• **Goal**
Output a verbatim copy of the data, cut off after the line that contains "(lt2) at (108,186)".

• **Data**

------------------------------------------------

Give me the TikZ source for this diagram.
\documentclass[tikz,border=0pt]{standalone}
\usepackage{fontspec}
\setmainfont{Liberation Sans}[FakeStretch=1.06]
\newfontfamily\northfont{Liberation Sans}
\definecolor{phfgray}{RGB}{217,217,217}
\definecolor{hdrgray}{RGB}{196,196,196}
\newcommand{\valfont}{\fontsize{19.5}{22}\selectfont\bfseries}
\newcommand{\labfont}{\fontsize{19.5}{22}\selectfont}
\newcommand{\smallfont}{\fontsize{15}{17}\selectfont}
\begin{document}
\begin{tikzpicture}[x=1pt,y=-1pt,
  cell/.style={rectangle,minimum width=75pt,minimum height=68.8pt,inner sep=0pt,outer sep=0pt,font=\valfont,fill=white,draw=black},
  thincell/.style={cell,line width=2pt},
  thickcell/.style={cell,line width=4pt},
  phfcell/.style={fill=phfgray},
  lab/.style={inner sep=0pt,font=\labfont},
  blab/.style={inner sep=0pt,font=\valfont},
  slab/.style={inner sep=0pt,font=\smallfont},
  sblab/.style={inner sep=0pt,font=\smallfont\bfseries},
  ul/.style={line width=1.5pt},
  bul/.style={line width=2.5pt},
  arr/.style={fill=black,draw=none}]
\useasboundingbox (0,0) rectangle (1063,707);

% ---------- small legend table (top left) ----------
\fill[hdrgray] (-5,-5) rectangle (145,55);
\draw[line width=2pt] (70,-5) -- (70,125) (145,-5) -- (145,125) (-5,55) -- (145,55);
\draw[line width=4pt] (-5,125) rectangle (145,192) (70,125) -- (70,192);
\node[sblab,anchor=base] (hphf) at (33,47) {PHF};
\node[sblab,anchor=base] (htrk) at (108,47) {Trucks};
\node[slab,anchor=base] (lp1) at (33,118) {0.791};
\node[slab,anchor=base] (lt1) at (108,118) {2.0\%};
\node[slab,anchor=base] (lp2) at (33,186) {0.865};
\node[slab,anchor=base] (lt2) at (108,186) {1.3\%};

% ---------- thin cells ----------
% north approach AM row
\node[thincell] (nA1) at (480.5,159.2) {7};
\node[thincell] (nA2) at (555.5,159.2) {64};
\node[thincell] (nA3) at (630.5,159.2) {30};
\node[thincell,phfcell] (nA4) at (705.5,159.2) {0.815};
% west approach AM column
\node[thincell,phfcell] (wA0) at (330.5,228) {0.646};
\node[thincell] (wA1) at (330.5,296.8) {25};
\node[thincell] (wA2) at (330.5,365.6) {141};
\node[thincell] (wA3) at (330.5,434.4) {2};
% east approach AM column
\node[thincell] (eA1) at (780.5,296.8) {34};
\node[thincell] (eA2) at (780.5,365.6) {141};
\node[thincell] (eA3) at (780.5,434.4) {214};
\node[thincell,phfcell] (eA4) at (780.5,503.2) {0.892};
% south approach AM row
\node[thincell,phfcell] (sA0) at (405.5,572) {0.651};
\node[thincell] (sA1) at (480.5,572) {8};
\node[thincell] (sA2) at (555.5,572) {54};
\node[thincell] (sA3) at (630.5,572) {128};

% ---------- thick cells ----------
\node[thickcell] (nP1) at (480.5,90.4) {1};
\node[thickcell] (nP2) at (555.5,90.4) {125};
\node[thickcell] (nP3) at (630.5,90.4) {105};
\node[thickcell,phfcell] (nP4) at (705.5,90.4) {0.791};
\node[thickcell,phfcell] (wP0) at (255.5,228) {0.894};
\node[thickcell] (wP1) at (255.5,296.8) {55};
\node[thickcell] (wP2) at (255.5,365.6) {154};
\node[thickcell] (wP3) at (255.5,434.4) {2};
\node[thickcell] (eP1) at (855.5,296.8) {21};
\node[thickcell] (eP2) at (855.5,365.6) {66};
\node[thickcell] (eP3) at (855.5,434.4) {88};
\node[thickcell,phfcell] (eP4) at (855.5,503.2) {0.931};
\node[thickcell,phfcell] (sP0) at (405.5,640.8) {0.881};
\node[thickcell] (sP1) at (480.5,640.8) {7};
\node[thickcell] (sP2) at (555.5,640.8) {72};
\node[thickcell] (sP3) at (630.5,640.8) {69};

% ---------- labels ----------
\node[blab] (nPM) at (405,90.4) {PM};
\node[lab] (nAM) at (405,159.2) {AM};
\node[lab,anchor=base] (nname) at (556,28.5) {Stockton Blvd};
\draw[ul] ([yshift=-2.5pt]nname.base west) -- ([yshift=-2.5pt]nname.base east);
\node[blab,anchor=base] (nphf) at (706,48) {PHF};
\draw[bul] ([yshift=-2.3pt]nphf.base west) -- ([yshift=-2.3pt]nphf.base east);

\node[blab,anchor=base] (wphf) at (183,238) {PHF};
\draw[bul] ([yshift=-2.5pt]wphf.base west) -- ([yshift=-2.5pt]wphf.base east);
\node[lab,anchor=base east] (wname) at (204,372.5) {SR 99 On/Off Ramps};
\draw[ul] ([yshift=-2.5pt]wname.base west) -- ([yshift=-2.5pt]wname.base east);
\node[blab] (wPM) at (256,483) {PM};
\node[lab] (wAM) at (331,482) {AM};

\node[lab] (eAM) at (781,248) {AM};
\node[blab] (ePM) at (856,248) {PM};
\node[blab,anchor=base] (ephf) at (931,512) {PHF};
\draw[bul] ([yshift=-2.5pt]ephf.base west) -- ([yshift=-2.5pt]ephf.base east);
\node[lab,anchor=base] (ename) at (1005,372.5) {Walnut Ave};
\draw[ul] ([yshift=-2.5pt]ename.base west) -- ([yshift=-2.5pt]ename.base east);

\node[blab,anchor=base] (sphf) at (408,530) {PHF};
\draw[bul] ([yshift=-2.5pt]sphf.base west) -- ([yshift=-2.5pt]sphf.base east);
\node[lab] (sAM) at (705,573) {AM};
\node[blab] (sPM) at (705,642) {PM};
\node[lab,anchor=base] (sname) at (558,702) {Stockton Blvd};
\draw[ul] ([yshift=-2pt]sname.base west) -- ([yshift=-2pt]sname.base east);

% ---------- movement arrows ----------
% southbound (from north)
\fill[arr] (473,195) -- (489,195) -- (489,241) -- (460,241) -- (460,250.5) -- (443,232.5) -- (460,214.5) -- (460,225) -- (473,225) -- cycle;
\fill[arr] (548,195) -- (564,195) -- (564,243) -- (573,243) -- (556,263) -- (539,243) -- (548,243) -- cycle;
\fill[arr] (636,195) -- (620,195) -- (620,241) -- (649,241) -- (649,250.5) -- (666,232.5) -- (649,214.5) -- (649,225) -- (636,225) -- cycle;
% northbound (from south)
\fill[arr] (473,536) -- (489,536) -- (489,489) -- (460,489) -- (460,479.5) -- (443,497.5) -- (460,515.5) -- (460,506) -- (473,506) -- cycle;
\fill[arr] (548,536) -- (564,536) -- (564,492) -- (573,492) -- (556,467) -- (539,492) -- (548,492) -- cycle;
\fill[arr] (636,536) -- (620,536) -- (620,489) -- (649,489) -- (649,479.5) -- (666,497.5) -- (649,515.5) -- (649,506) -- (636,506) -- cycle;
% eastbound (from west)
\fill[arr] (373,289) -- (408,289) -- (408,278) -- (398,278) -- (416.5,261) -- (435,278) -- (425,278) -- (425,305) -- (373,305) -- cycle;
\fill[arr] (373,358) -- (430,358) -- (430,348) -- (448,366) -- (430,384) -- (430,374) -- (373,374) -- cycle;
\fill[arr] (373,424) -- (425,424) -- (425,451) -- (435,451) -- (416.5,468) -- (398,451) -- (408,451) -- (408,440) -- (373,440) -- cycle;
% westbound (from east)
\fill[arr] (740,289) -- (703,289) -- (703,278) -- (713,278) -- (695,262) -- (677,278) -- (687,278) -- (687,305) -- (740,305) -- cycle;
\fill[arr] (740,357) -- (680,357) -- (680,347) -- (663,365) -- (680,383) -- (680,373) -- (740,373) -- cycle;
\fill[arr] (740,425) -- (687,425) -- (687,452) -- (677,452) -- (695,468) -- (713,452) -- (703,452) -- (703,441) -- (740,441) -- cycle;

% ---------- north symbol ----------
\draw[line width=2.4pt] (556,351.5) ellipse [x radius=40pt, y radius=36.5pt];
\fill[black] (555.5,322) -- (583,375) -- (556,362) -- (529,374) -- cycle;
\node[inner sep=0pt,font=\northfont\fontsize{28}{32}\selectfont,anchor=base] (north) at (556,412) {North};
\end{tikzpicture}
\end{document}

------------------------------------------------

• **Response**
Give me the TikZ source for this diagram.
\documentclass[tikz,border=0pt]{standalone}
\usepackage{fontspec}
\setmainfont{Liberation Sans}[FakeStretch=1.06]
\newfontfamily\northfont{Liberation Sans}
\definecolor{phfgray}{RGB}{217,217,217}
\definecolor{hdrgray}{RGB}{196,196,196}
\newcommand{\valfont}{\fontsize{19.5}{22}\selectfont\bfseries}
\newcommand{\labfont}{\fontsize{19.5}{22}\selectfont}
\newcommand{\smallfont}{\fontsize{15}{17}\selectfont}
\begin{document}
\begin{tikzpicture}[x=1pt,y=-1pt,
  cell/.style={rectangle,minimum width=75pt,minimum height=68.8pt,inner sep=0pt,outer sep=0pt,font=\valfont,fill=white,draw=black},
  thincell/.style={cell,line width=2pt},
  thickcell/.style={cell,line width=4pt},
  phfcell/.style={fill=phfgray},
  lab/.style={inner sep=0pt,font=\labfont},
  blab/.style={inner sep=0pt,font=\valfont},
  slab/.style={inner sep=0pt,font=\smallfont},
  sblab/.style={inner sep=0pt,font=\smallfont\bfseries},
  ul/.style={line width=1.5pt},
  bul/.style={line width=2.5pt},
  arr/.style={fill=black,draw=none}]
\useasboundingbox (0,0) rectangle (1063,707);

% ---------- small legend table (top left) ----------
\fill[hdrgray] (-5,-5) rectangle (145,55);
\draw[line width=2pt] (70,-5) -- (70,125) (145,-5) -- (145,125) (-5,55) -- (145,55);
\draw[line width=4pt] (-5,125) rectangle (145,192) (70,125) -- (70,192);
\node[sblab,anchor=base] (hphf) at (33,47) {PHF};
\node[sblab,anchor=base] (htrk) at (108,47) {Trucks};
\node[slab,anchor=base] (lp1) at (33,118) {0.791};
\node[slab,anchor=base] (lt1) at (108,118) {2.0\%};
\node[slab,anchor=base] (lp2) at (33,186) {0.865};
\node[slab,anchor=base] (lt2) at (108,186) {1.3\%};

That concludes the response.